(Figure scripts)
= = = =

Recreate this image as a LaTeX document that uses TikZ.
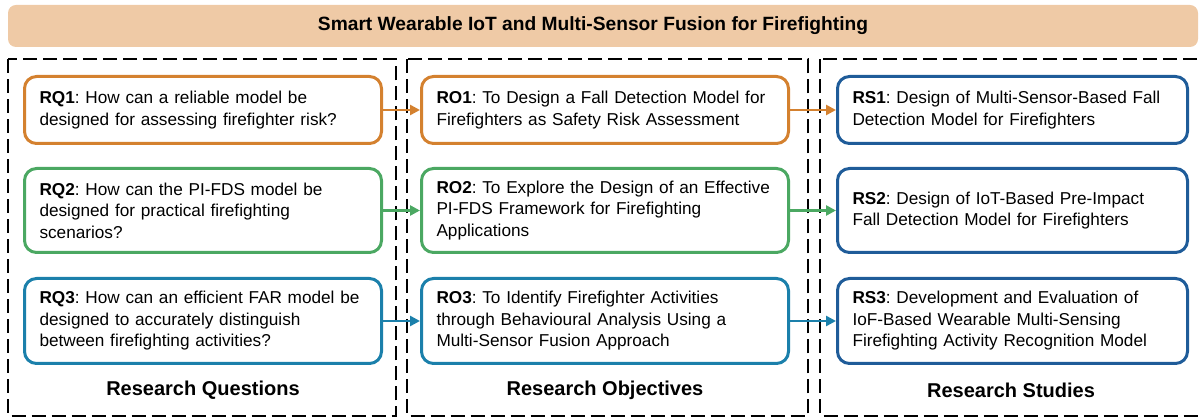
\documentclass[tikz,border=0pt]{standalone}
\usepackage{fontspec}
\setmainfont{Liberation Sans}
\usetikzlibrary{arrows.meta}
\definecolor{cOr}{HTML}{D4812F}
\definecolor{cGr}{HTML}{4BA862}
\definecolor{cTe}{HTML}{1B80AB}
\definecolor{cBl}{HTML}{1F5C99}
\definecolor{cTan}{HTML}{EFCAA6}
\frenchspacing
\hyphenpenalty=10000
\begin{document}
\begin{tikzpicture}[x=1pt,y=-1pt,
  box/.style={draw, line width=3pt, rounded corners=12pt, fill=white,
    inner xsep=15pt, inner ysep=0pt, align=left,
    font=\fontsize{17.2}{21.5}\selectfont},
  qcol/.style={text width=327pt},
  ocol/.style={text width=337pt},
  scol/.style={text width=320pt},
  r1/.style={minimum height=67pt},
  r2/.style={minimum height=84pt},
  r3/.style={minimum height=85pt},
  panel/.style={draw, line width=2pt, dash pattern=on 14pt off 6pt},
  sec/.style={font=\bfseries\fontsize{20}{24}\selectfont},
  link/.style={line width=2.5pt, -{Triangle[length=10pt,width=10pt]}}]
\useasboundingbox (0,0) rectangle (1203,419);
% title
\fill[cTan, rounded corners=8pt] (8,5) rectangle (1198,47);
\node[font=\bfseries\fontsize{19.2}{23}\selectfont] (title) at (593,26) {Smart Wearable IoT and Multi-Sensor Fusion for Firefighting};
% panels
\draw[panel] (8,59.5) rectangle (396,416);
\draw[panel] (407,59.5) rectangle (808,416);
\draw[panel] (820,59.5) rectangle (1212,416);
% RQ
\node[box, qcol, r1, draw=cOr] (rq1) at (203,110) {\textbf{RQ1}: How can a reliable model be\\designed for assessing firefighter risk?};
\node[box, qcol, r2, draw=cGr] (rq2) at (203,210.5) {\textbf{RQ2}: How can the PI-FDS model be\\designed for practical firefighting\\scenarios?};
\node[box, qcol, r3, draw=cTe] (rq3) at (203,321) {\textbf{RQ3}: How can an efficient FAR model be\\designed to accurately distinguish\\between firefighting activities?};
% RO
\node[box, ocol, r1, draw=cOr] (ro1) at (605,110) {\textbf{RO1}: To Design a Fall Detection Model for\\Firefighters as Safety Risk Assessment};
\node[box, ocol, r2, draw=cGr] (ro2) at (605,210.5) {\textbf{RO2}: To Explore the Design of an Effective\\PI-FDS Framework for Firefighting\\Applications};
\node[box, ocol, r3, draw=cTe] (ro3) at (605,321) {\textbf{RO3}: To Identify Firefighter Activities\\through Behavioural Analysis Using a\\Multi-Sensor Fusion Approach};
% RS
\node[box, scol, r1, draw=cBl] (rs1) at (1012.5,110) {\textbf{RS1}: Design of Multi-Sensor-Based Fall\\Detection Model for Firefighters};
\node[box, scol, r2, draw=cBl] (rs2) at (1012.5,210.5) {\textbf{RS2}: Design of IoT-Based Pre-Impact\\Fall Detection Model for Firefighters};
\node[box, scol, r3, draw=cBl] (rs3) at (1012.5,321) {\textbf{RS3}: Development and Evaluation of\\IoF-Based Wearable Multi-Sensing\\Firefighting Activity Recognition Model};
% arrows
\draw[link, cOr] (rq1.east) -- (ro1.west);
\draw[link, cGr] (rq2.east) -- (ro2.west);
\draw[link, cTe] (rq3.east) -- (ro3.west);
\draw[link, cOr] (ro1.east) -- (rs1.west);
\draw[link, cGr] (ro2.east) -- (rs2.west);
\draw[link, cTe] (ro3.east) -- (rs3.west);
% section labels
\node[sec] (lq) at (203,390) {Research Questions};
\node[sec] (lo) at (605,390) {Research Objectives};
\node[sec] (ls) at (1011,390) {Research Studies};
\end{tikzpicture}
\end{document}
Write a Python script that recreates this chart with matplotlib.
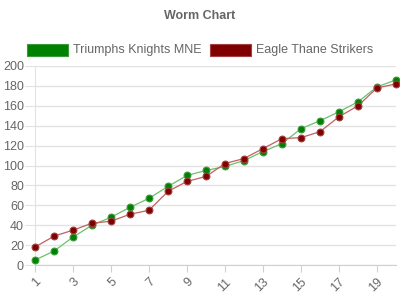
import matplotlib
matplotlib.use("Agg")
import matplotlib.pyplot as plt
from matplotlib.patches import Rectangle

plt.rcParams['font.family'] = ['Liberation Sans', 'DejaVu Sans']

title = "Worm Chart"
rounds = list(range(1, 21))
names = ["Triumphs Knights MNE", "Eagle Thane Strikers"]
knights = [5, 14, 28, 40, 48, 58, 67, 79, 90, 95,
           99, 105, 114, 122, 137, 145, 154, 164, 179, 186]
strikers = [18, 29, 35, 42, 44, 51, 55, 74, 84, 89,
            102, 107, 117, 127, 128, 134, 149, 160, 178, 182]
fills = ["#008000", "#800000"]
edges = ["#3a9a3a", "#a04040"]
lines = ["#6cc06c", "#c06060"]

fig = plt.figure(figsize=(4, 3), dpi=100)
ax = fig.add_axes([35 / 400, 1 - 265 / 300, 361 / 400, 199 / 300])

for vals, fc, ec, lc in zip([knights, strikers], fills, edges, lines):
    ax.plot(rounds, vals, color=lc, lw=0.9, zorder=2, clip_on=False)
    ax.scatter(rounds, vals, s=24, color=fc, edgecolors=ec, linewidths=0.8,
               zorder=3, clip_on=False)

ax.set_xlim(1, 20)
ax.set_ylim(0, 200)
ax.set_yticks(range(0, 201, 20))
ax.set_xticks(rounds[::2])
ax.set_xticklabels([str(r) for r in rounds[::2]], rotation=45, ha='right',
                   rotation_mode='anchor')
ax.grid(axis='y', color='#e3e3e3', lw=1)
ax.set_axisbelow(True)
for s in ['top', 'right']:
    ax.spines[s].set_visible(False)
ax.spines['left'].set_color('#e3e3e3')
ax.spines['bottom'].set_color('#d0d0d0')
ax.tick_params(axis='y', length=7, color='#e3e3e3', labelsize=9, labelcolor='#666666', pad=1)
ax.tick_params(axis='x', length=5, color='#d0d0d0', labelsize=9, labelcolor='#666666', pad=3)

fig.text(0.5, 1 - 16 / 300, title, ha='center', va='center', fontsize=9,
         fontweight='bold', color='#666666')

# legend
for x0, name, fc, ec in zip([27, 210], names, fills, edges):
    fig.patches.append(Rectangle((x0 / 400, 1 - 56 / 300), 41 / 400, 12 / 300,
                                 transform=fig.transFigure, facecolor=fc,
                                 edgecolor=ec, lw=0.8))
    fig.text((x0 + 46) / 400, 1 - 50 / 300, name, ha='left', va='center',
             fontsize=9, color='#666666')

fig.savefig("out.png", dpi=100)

= = = =

Leave every image out, and retype the material exactly.

• [Expected output]
Recreate this image as a LaTeX document that uses TikZ.
\documentclass[tikz,border=0pt]{standalone}
\usepackage{fontspec}
\setmainfont{Liberation Sans}
\usetikzlibrary{arrows.meta}
\definecolor{cOr}{HTML}{D4812F}
\definecolor{cGr}{HTML}{4BA862}
\definecolor{cTe}{HTML}{1B80AB}
\definecolor{cBl}{HTML}{1F5C99}
\definecolor{cTan}{HTML}{EFCAA6}
\frenchspacing
\hyphenpenalty=10000
\begin{document}
\begin{tikzpicture}[x=1pt,y=-1pt,
  box/.style={draw, line width=3pt, rounded corners=12pt, fill=white,
    inner xsep=15pt, inner ysep=0pt, align=left,
    font=\fontsize{17.2}{21.5}\selectfont},
  qcol/.style={text width=327pt},
  ocol/.style={text width=337pt},
  scol/.style={text width=320pt},
  r1/.style={minimum height=67pt},
  r2/.style={minimum height=84pt},
  r3/.style={minimum height=85pt},
  panel/.style={draw, line width=2pt, dash pattern=on 14pt off 6pt},
  sec/.style={font=\bfseries\fontsize{20}{24}\selectfont},
  link/.style={line width=2.5pt, -{Triangle[length=10pt,width=10pt]}}]
\useasboundingbox (0,0) rectangle (1203,419);
% title
\fill[cTan, rounded corners=8pt] (8,5) rectangle (1198,47);
\node[font=\bfseries\fontsize{19.2}{23}\selectfont] (title) at (593,26) {Smart Wearable IoT and Multi-Sensor Fusion for Firefighting};
% panels
\draw[panel] (8,59.5) rectangle (396,416);
\draw[panel] (407,59.5) rectangle (808,416);
\draw[panel] (820,59.5) rectangle (1212,416);
% RQ
\node[box, qcol, r1, draw=cOr] (rq1) at (203,110) {\textbf{RQ1}: How can a reliable model be\\designed for assessing firefighter risk?};
\node[box, qcol, r2, draw=cGr] (rq2) at (203,210.5) {\textbf{RQ2}: How can the PI-FDS model be\\designed for practical firefighting\\scenarios?};
\node[box, qcol, r3, draw=cTe] (rq3) at (203,321) {\textbf{RQ3}: How can an efficient FAR model be\\designed to accurately distinguish\\between firefighting activities?};
% RO
\node[box, ocol, r1, draw=cOr] (ro1) at (605,110) {\textbf{RO1}: To Design a Fall Detection Model for\\Firefighters as Safety Risk Assessment};
\node[box, ocol, r2, draw=cGr] (ro2) at (605,210.5) {\textbf{RO2}: To Explore the Design of an Effective\\PI-FDS Framework for Firefighting\\Applications};
\node[box, ocol, r3, draw=cTe] (ro3) at (605,321) {\textbf{RO3}: To Identify Firefighter Activities\\through Behavioural Analysis Using a\\Multi-Sensor Fusion Approach};
% RS
\node[box, scol, r1, draw=cBl] (rs1) at (1012.5,110) {\textbf{RS1}: Design of Multi-Sensor-Based Fall\\Detection Model for Firefighters};
\node[box, scol, r2, draw=cBl] (rs2) at (1012.5,210.5) {\textbf{RS2}: Design of IoT-Based Pre-Impact\\Fall Detection Model for Firefighters};
\node[box, scol, r3, draw=cBl] (rs3) at (1012.5,321) {\textbf{RS3}: Development and Evaluation of\\IoF-Based Wearable Multi-Sensing\\Firefighting Activity Recognition Model};
% arrows
\draw[link, cOr] (rq1.east) -- (ro1.west);
\draw[link, cGr] (rq2.east) -- (ro2.west);
\draw[link, cTe] (rq3.east) -- (ro3.west);
\draw[link, cOr] (ro1.east) -- (rs1.west);
\draw[link, cGr] (ro2.east) -- (rs2.west);
\draw[link, cTe] (ro3.east) -- (rs3.west);
% section labels
\node[sec] (lq) at (203,390) {Research Questions};
\node[sec] (lo) at (605,390) {Research Objectives};
\node[sec] (ls) at (1011,390) {Research Studies};
\end{tikzpicture}
\end{document}
Write a Python script that recreates this chart with matplotlib.
import matplotlib
matplotlib.use("Agg")
import matplotlib.pyplot as plt
from matplotlib.patches import Rectangle

plt.rcParams['font.family'] = ['Liberation Sans', 'DejaVu Sans']

title = "Worm Chart"
rounds = list(range(1, 21))
names = ["Triumphs Knights MNE", "Eagle Thane Strikers"]
knights = [5, 14, 28, 40, 48, 58, 67, 79, 90, 95,
           99, 105, 114, 122, 137, 145, 154, 164, 179, 186]
strikers = [18, 29, 35, 42, 44, 51, 55, 74, 84, 89,
            102, 107, 117, 127, 128, 134, 149, 160, 178, 182]
fills = ["#008000", "#800000"]
edges = ["#3a9a3a", "#a04040"]
lines = ["#6cc06c", "#c06060"]

fig = plt.figure(figsize=(4, 3), dpi=100)
ax = fig.add_axes([35 / 400, 1 - 265 / 300, 361 / 400, 199 / 300])

for vals, fc, ec, lc in zip([knights, strikers], fills, edges, lines):
    ax.plot(rounds, vals, color=lc, lw=0.9, zorder=2, clip_on=False)
    ax.scatter(rounds, vals, s=24, color=fc, edgecolors=ec, linewidths=0.8,
               zorder=3, clip_on=False)

ax.set_xlim(1, 20)
ax.set_ylim(0, 200)
ax.set_yticks(range(0, 201, 20))
ax.set_xticks(rounds[::2])
ax.set_xticklabels([str(r) for r in rounds[::2]], rotation=45, ha='right',
                   rotation_mode='anchor')
ax.grid(axis='y', color='#e3e3e3', lw=1)
ax.set_axisbelow(True)
for s in ['top', 'right']:
    ax.spines[s].set_visible(False)
ax.spines['left'].set_color('#e3e3e3')
ax.spines['bottom'].set_color('#d0d0d0')
ax.tick_params(axis='y', length=7, color='#e3e3e3', labelsize=9, labelcolor='#666666', pad=1)
ax.tick_params(axis='x', length=5, color='#d0d0d0', labelsize=9, labelcolor='#666666', pad=3)

fig.text(0.5, 1 - 16 / 300, title, ha='center', va='center', fontsize=9,
         fontweight='bold', color='#666666')

# legend
for x0, name, fc, ec in zip([27, 210], names, fills, edges):
    fig.patches.append(Rectangle((x0 / 400, 1 - 56 / 300), 41 / 400, 12 / 300,
                                 transform=fig.transFigure, facecolor=fc,
                                 edgecolor=ec, lw=0.8))
    fig.text((x0 + 46) / 400, 1 - 50 / 300, name, ha='left', va='center',
             fontsize=9, color='#666666')

fig.savefig("out.png", dpi=100)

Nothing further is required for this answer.